ISBN 978-0-230-34218-7. “The Big Flatline – Oil and the No-Growth Economy” by Jeff Rubin was published by Palgrave Macmillan in 2012. You remember Jeff don’t you? He wrote the outstanding “How Your World is About to get a Whole Lot Smaller” in 2009. It is a work that we recommend everyone reads. Not only was it a good read but it had a certain gravitas being from a man who had spent his career as the chief economist at CIBC Markets in Canada. Sadly no more. Now he is just an author who “blogs for the Huffington Post”. Nowadays he earns his money by writing about energy economics. And if there is one thing he knows it is the energy markets. So how do you follow up a classic?
ISBN 978-1-846-14448-6. “How Much is Enough? The Love of Money, and the Case for the Good Life” by Robert Skidelsky and Edward Skidelsky was published by Allen Lane (Penguin Group) in 2012. Robert and Edward are a father & son team; Robert is Professor of Political Economy whilst Edward is a lecturer in Philosophy. This work combines their interests and starts with Robert’s three volume biography of John Maynard Keynes. Their argument follows a torturous alternative path to a conclusion that we can all agree with: the pursuit of money, as an end in itself, is destructive. The Skidelskys propose a more paternalistic (less utilitarian) approach to economic management that helps us all focus on our quality of living. In their words “the good life”.
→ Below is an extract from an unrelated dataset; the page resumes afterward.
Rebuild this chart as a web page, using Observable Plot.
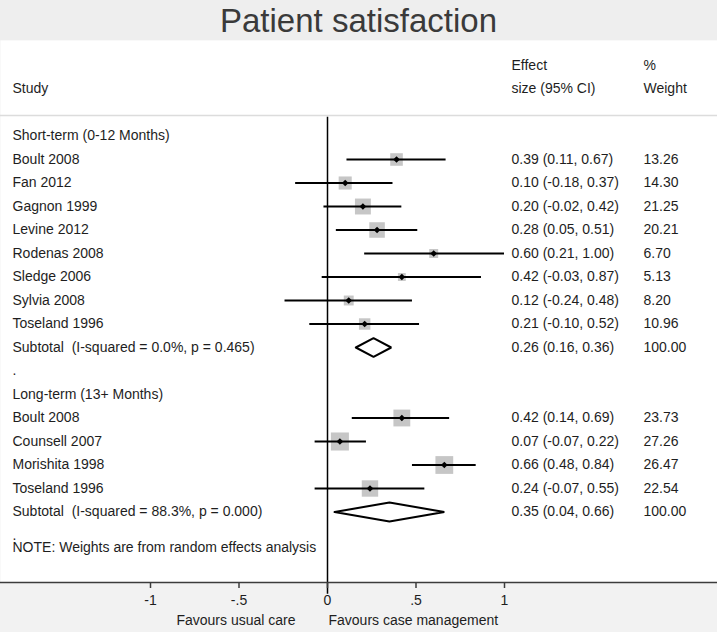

ISBN 978 1 84694 671 4. “No Local – Why Small-Scale Alternatives Won’t Change the World” by Greg Sharzer as published by Zero Books in 2012. This is a small book by a relatively unknown author. Its cover and title attempts to ape Naomi Klein’s “No Logo” but there is no comparison. At first glance the concept was very attractive to us: a critique of re-localisation. Yes, it is a critique but one by a devout Marxist. As such it is tortuous reading. It is like studying the work of an 18th Century Catholic theologian who argued that Buddhism was the work of the devil because Buddhists didn’t care how many angels could be stood on the head of a pin. The critique only makes sense if you are a Marxist.
ISBN 978-1846688935. “The New North – the world in 2050″ was published by Profile Books in 2012 (hardback published in 2010) and written by Laurence Smith. The paperback is 322 pages long consisting of Prologue, ten chapters in three parts, maps, photos, tables, Notes, Credits, Acknowledgments and Index. Smith is a professor of geography and earth & space sciences at UCLA. This is his first book but his UCLA colleagues (including Jared Diamond) clearly are impressed. As will you. His writing style is easy-going. He makes his travels around frozen wilderness seem exciting and tosses in the odd anecdote – including how he met his wife.